The 20 gauge is going to see a lot more days in the marsh than the 12 this year. That's the toughest part about buying a new gun right after the season closes, you have to wait all dam* year to try it out.


----------



## JerryH (Jun 17, 2014)

I generally shoot a Carlson's extended sporting clays IC choke in the 20. Worked well for me from ducks to large geese. 
Carlson's doesn't sell a GKMF I just call the IC tube that because it is. When I bought chokes for my 20 & 28 I bought skeet, IC, mod and light mod. IC works great.


----------



## Stimmy (Sep 10, 2007)

I have been shooting factory IC out of the 20 and seems to work fine....

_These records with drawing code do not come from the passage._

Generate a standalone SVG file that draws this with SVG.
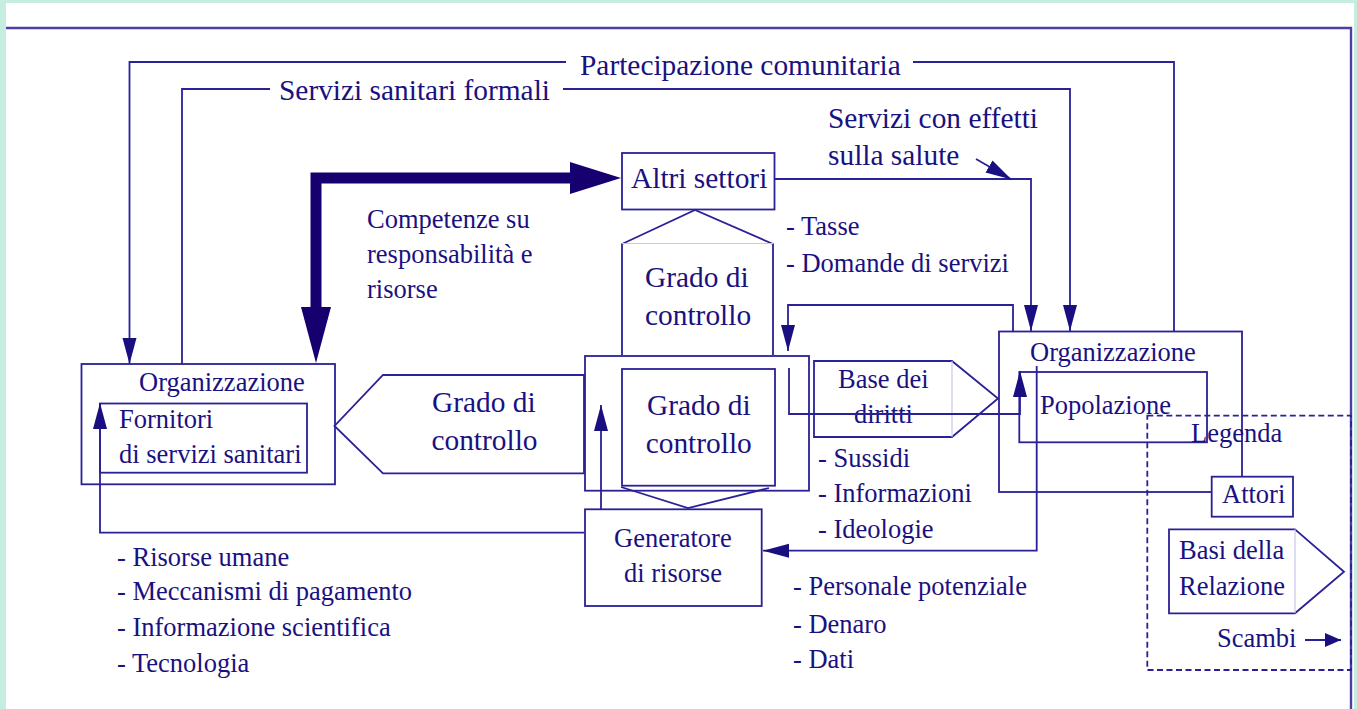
<svg xmlns="http://www.w3.org/2000/svg" width="1357" height="709" viewBox="0 0 1357 709">
<style>
.ln{fill:none;stroke:#2a2196;stroke-width:1.8}
.bx{fill:#fff;stroke:#2a2196;stroke-width:1.8}
.fa{fill:none;stroke:#c9c5ec;stroke-width:1.2}
.t1{font-family:"Liberation Serif","Times New Roman",serif;font-size:29.4px;fill:#1a1180}
.t2{font-family:"Liberation Serif","Times New Roman",serif;font-size:26.5px;fill:#1a1180}
</style>
<defs>
<marker id="ah" markerUnits="userSpaceOnUse" markerWidth="28" markerHeight="16" refX="26" refY="7" orient="auto"><path d="M0,0 L26,7 L0,14 z" fill="#1a0f80"/></marker>
<marker id="ahs" markerUnits="userSpaceOnUse" markerWidth="18" markerHeight="16" refX="16" refY="7" orient="auto"><path d="M0,0 L16,7 L0,14 z" fill="#1a0f80"/></marker>
</defs>
<rect x="0" y="0" width="1357" height="709" fill="#c5ede0"/>
<rect x="6" y="3" width="1348" height="706" fill="#fff"/>
<g id="frame">
<path d="M6,28 H1351 V709" fill="none" stroke="#4a40a8" stroke-width="2.4"/>
</g>
<g id="text-labels">
<text class="t1" x="580" y="75">Partecipazione comunitaria</text>
<text class="t1" x="279" y="100">Servizi sanitari formali</text>
<text class="t1" x="828" y="128">Servizi con effetti</text>
<text class="t1" x="828" y="165">sulla salute</text>
<text class="t2" x="367" y="228">Competenze su</text>
<text class="t2" x="367" y="263">responsabilità e</text>
<text class="t2" x="367" y="298">risorse</text>
<text class="t2" x="786" y="235">- Tasse</text>
<text class="t2" x="786" y="272">- Domande di servizi</text>
<text class="t2" x="818" y="466.7">- Sussidi</text>
<text class="t2" x="818" y="502">- Informazioni</text>
<text class="t2" x="818" y="538">- Ideologie</text>
<text class="t2" x="793" y="595">- Personale potenziale</text>
<text class="t2" x="793" y="633">- Denaro</text>
<text class="t2" x="793" y="668">- Dati</text>
<text class="t2" x="117" y="566">- Risorse umane</text>
<text class="t2" x="117" y="600">- Meccanismi di pagamento</text>
<text class="t2" x="117" y="636">- Informazione scientifica</text>
<text class="t2" x="117" y="671.7">- Tecnologia</text>
</g>
<g id="altri-settori">
<rect class="bx" x="622" y="153" width="152.5" height="56.5"/>
<text class="t1" x="631" y="188">Altri settori</text>
</g>
<g id="grado-controllo-alto">
<polyline class="ln" points="622,355 622,244 695,210 773,244 773,355"/>
<line class="fa" x1="622" y1="243.5" x2="773" y2="243.5"/>
<text class="t1" x="645" y="287">Grado di</text>
<text class="t1" x="645" y="325">controllo</text>
</g>
<g id="org-fornitori">
<rect class="bx" x="81.5" y="364" width="253.5" height="120.3"/>
<text class="t2" x="139" y="390.7">Organizzazione</text>
<rect class="bx" x="100" y="403.5" width="207" height="69.2"/>
<text class="t2" x="119" y="428.3">Fornitori</text>
<text class="t2" x="119" y="463.3">di servizi sanitari</text>
</g>
<g id="grado-controllo-sinistra">
<polygon class="bx" points="584,375 383,375 334.5,426 383,473.3 584,473.3"/>
<text class="t1" x="432" y="411.7">Grado di</text>
<text class="t1" x="431.4" y="450">controllo</text>
</g>
<g id="grado-controllo-centro">
<rect class="bx" x="585" y="356" width="224" height="134.7"/>
<rect class="bx" x="622" y="369" width="153" height="116.7"/>
<polyline class="ln" points="621,487 688,508 769,488"/>
<text class="t1" x="647" y="415">Grado di</text>
<text class="t1" x="645.7" y="453">controllo</text>
</g>
<g id="generatore">
<rect class="bx" x="585" y="509.3" width="176.7" height="96.7"/>
<text class="t2" x="614" y="546.7">Generatore</text>
<text class="t2" x="624" y="581.7">di risorse</text>
</g>
<g id="base-diritti">
<polygon class="ln" points="814,361 952,361 998,398.5 952,437 814,437"/>
<line class="fa" x1="952" y1="361" x2="952" y2="437"/>
<text class="t2" x="838" y="388">Base dei</text>
<text class="t2" x="854" y="423">diritti</text>
</g>
<g id="org-popolazione">
<rect class="ln" x="999" y="331.5" width="243" height="160.5"/>
<text class="t2" x="1030" y="360.7">Organizzazione</text>
<rect class="ln" x="1019.3" y="372" width="187.7" height="70.3"/>
<text class="t2" x="1040" y="414">Popolazione</text>
</g>
<g id="legenda">
<rect x="1147.3" y="415.7" width="203.7" height="254.3" fill="none" stroke="#2a2196" stroke-width="1.8" stroke-dasharray="6,3.5"/>
<text class="t2" x="1191" y="441.7">Legenda</text>
<rect class="bx" x="1211.7" y="476.7" width="81.3" height="40"/>
<text class="t2" x="1222" y="503">Attori</text>
<polygon class="ln" points="1169,529.3 1295,529.3 1344,571.7 1295,613.3 1169,613.3"/>
<line class="fa" x1="1295" y1="529.3" x2="1295" y2="613.3"/>
<text class="t2" x="1179" y="559.3">Basi della</text>
<text class="t2" x="1179" y="595">Relazione</text>
<text class="t2" x="1217" y="646.7">Scambi</text>
<path class="ln" d="M1305,640 H1341" marker-end="url(#ahs)"/>
</g>
<g id="connectors">
<path class="ln" d="M1174,331 V62 H913"/>
<path class="ln" d="M566,62 H129.5 V364" marker-end="url(#ah)"/>
<path class="ln" d="M182,364 V89 H270"/>
<path class="ln" d="M563,89 H1070 V331" marker-end="url(#ah)"/>
<path d="M316,308 V178 H572" fill="none" stroke="#16006f" stroke-width="11" stroke-linejoin="miter"/>
<polygon points="570,162 621,178 570,194" fill="#16006f"/>
<polygon points="301,307 316,363 331,307" fill="#16006f"/>
<path class="ln" d="M774.5,179 H1031 V331" marker-end="url(#ah)"/>
<path class="ln" d="M976,159 L1011.5,179.5" marker-end="url(#ah)"/>
<path class="ln" d="M1013,331.5 V305 H788 V351" marker-end="url(#ah)"/>
<path class="ln" d="M789,368 V414 H1020 V371" marker-end="url(#ah)"/>
<path class="ln" d="M1036.7,366 V550.7 H763" marker-end="url(#ah)"/>
<path class="ln" d="M601,509 V405" marker-end="url(#ah)"/>
<path class="ln" d="M584,532.7 H100 V403" marker-end="url(#ah)"/>
</g>
</svg>
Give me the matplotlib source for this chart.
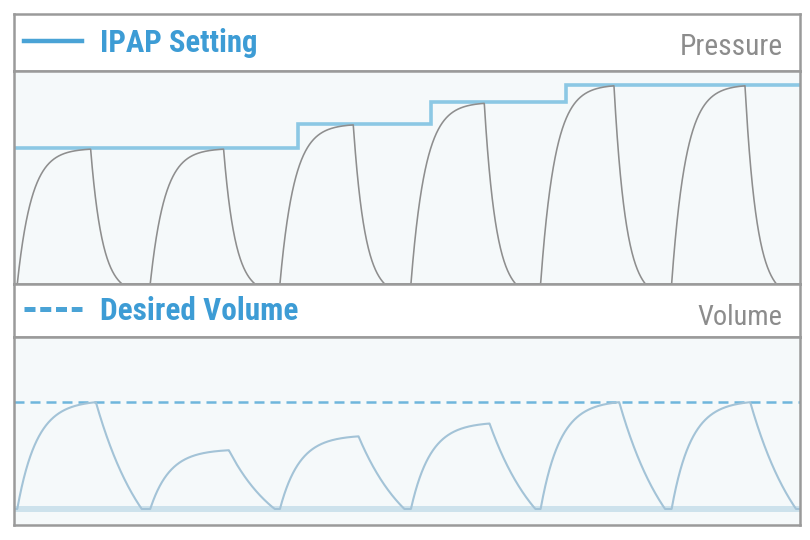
import numpy as np
import matplotlib.pyplot as plt
from matplotlib import font_manager
from matplotlib.lines import Line2D

# data (one breath = 1 time unit)
breath_start = [0.025, 1.04, 2.03, 3.03, 4.02, 5.02]
ipap_level = [10, 10, 11.8, 13.4, 14.7, 14.7]       # pressure reached by each breath
ipap_change_t = [0, 2.17, 3.18, 4.21, 6]
ipap_setting = [10, 11.8, 13.4, 14.7, 14.7]
tidal_volume = [500, 275, 340, 400, 500, 500]
desired_volume = 500
t_insp = 0.56

W, H = 810, 540
BLUE = '#3d9cd5'
GRAY_TXT = '#8c8c8c'
EDGE = '#9a9a9a'

# condensed font if there is one
names = {f.name for f in font_manager.fontManager.ttflist}
FONT = 'Roboto'
for cand in ['Roboto Condensed', 'Archivo Narrow', 'Liberation Sans Narrow', 'Barlow Semi Condensed']:
    if cand in names:
        FONT = cand
        break


def frac(x0, y0, x1, y1):
    return [x0 / W, 1 - y1 / H, (x1 - x0) / W, (y1 - y0) / H]


# waveforms
t = np.linspace(0, 6, 4000)
pressure = np.zeros_like(t)
volume = np.zeros_like(t)
for s, lev, vt in zip(breath_start, ipap_level, tidal_volume):
    tau = t - s
    rise = (tau >= 0) & (tau < t_insp)
    pressure[rise] = lev * (1 - np.exp(-tau[rise] / 0.11))
    d = tau - t_insp
    Dp, tf = 0.24, 0.09
    fall = (d >= 0) & (d < Dp)
    e0 = np.exp(-Dp / tf)
    pressure[fall] = lev * (1 - np.exp(-t_insp / 0.11)) * (np.exp(-d[fall] / tf) - e0) / (1 - e0)

    Ti = 0.6
    rise = (tau >= 0) & (tau < Ti)
    volume[rise] = vt * (1 - np.exp(-tau[rise] / 0.15)) / (1 - np.exp(-Ti / 0.15))
    d = tau - Ti
    Dv, tv = 0.35, 0.4
    fall = (d >= 0) & (d < Dv)
    e0 = np.exp(-Dv / tv)
    volume[fall] = vt * (np.exp(-d[fall] / tv) - e0) / (1 - e0)

fig = plt.figure(figsize=(8.1, 5.4), dpi=100)
fig.patch.set_facecolor('white')


def fit_size(s, weight, width_px):
    # font size that makes the text span width_px
    tx = fig.text(0, 0, s, family=FONT, weight=weight, size=20)
    fig.canvas.draw()
    w = tx.get_window_extent().width
    tx.remove()
    return 20 * width_px / w


ax_h1 = fig.add_axes(frac(14, 14, 800, 71))
ax_p = fig.add_axes(frac(14, 71, 800, 284))
ax_h2 = fig.add_axes(frac(14, 284, 800, 337))
ax_v = fig.add_axes(frac(14, 337, 800, 525))

for ax, bg in [(ax_h1, 'white'), (ax_p, '#f5f9fa'), (ax_h2, 'white'), (ax_v, '#f5f9fa')]:
    ax.set_facecolor(bg)
    ax.set_xticks([])
    ax.set_yticks([])
    for sp in ax.spines.values():
        sp.set_color(EDGE)
        sp.set_linewidth(1.8)

# pressure panel
ax_p.set_xlim(0, 6)
ax_p.set_ylim(0, 15.7)
ax_p.step(ipap_change_t, ipap_setting, where='post', color='#8cc8e4', lw=2.6,
          solid_joinstyle='miter')
ax_p.plot(t, pressure, color='#8e8e8e', lw=1.15)

# volume panel
ax_v.set_xlim(0, 6)
ax_v.set_ylim(-75, 805)
ax_v.axhline(0, color='#cde2ec', lw=4.3)
ax_v.axhline(desired_volume, color='#6fb6dc', lw=1.8, dashes=(4, 2.4))
ax_v.plot(t, volume, color='#a3c3d7', lw=1.5)

# headers
h_ipap = Line2D([], [], color='#4aa3d6', lw=3.2)
h_vol = Line2D([], [], color='#4aa3d6', lw=3.6, dashes=(2.2, 0.95))
for ax, h, lab, wpx in [(ax_h1, h_ipap, 'IPAP Setting', 157), (ax_h2, h_vol, 'Desired Volume', 197)]:
    ax.set_xlim(0, 1)
    ax.set_ylim(0, 1)
    fs = fit_size(lab, 'bold', wpx)
    fpx = fs * 100 / 72
    ax.legend([h], [lab], loc='center left', bbox_to_anchor=(10 / 786, 0.5),
              frameon=False, prop=dict(family=FONT, weight='bold', size=fs),
              handlelength=58 / fpx, handletextpad=18 / fpx,
              borderaxespad=0, borderpad=0, labelcolor=BLUE)

ax_h1.text(0.978, 0.28, 'Pressure', ha='right', va='baseline', color=GRAY_TXT,
           family=FONT, size=fit_size('Pressure', 'normal', 103))
ax_h2.text(0.978, 0.23, 'Volume', ha='right', va='baseline', color=GRAY_TXT,
           family=FONT, size=fit_size('Volume', 'normal', 85))

fig.savefig('out.png', dpi=100)
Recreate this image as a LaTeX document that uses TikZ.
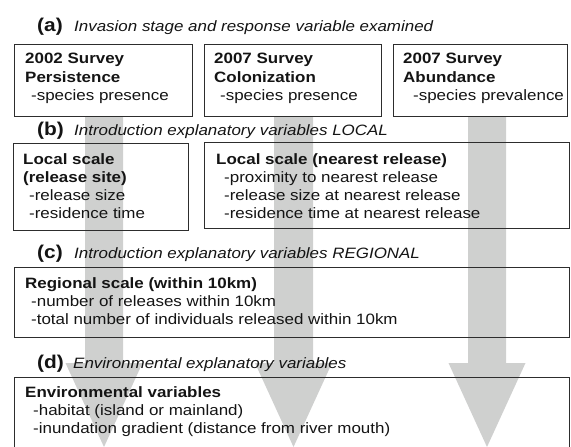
\documentclass[tikz,border=0pt]{standalone}
\usepackage{fontspec}
\setmainfont{Liberation Sans}[FakeStretch=1.13]
\definecolor{arrc}{RGB}{207,208,207}
\definecolor{boxc}{RGB}{45,45,45}
\definecolor{txtc}{RGB}{20,20,20}
\begin{document}
\begin{tikzpicture}[x=1pt,y=-1pt,
  box/.style={draw=boxc, line width=0.9pt, inner sep=0pt, outer sep=0pt, anchor=north west},
  txt/.style={anchor=base west, inner sep=0pt, text=txtc, font=\fontsize{15}{18}\selectfont},
  btxt/.style={txt, font=\fontsize{15}{18}\selectfont\bfseries},
  itxt/.style={txt, font=\fontsize{15}{18}\selectfont\itshape},
  hdr/.style={txt, font=\fontsize{18.5}{20}\selectfont\bfseries},
  blockarrow/.style={fill=arrc, draw=none}]
\useasboundingbox (0,0) rectangle (571,447);
\clip (0,0) rectangle (571,447);
% block arrows
\fill[blockarrow] (85,116) -- (123,116) -- (123,363) -- (142.5,363) -- (104,447) -- (65.5,363) -- (85,363) -- cycle;
\fill[blockarrow] (274,116) -- (313,116) -- (313,363) -- (332,363) -- (293.5,447) -- (255,363) -- (274,363) -- cycle;
\fill[blockarrow] (468,116) -- (506,116) -- (506,363) -- (525.5,363) -- (487,447) -- (448.5,363) -- (468,363) -- cycle;
% (a)
\node[hdr] (ha) at (37,31) {(a)};
\node[itxt] (ta) at (74,31) {Invasion stage and response variable examined};
\node[box, minimum width=178pt, minimum height=72pt] (A1) at (14,44) {};
\node[box, minimum width=177pt, minimum height=72pt] (A2) at (204,44) {};
\node[box, minimum width=174pt, minimum height=72pt] (A3) at (393,44) {};
\node[btxt] (a11) at (25,63) {2002 Survey};
\node[btxt] (a12) at (25,82) {Persistence};
\node[txt]  (a13) at (31,100) {-species presence};
\node[btxt] (a21) at (214,63) {2007 Survey};
\node[btxt] (a22) at (214,82) {Colonization};
\node[txt]  (a23) at (220,100) {-species presence};
\node[btxt] (a31) at (403,63) {2007 Survey};
\node[btxt] (a32) at (403,82) {Abundance};
\node[txt]  (a33) at (413,100) {-species prevalence};
% (b)
\node[hdr] (hb) at (37,135) {(b)};
\node[itxt] (tb) at (74,135) {Introduction explanatory variables LOCAL};
\node[box, minimum width=175pt, minimum height=87pt] (B1) at (13,143) {};
\node[box, minimum width=365pt, minimum height=86pt] (B2) at (204,142) {};
\node[btxt] (b11) at (23,164) {Local scale};
\node[btxt] (b12) at (23,182) {(release site)};
\node[txt]  (b13) at (29,200) {-release size};
\node[txt]  (b14) at (29,218) {-residence time};
\node[btxt] (b21) at (216,164) {Local scale (nearest release)};
\node[txt]  (b22) at (224,182) {-proximity to nearest release};
\node[txt]  (b23) at (224,200) {-release size at nearest release};
\node[txt]  (b24) at (224,218) {-residence time at nearest release};
% (c)
\node[hdr] (hc) at (37,258) {(c)};
\node[itxt] (tc) at (74,258) {Introduction explanatory variables REGIONAL};
\node[box, minimum width=555pt, minimum height=70pt] (C1) at (14,267) {};
\node[btxt] (c11) at (25,288) {Regional scale (within 10km)};
\node[txt]  (c12) at (31,306) {-number of releases within 10km};
\node[txt]  (c13) at (31,324) {-total number of individuals released within 10km};
% (d)
\node[hdr] (hd) at (37,368) {(d)};
\node[itxt] (td) at (73,368) {Environmental explanatory variables};
\node[box, minimum width=555pt, minimum height=80pt] (D1) at (14,377) {};
\node[btxt] (d11) at (25,397) {Environmental variables};
\node[txt]  (d12) at (33,415) {-habitat (island or mainland)};
\node[txt]  (d13) at (33,433) {-inundation gradient (distance from river mouth)};
\end{tikzpicture}
\end{document}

I can't count the number of "10 yard geese" i have missed. some still haunt me.

E


----------



## Fowlmouth (Oct 4, 2008)

Stimmy said:


> I have been shooting factory IC out of the 20 and seems to work fine....
> 
> I can't count the number of "10 yard geese" i have missed. some still haunt me.
> 
> E


I picked up a IC Kicks High Flyer for my 20 gauge. I have shot a few clays with it, so maybe I will give that a go on ducks and geese.


----------



## JerryH (Jun 17, 2014)

Stimmy said:


> I can't count the number of "10 yard geese" i have missed. some still haunt me.
> 
> E


Those misses are what keep us coming back for more lol


----------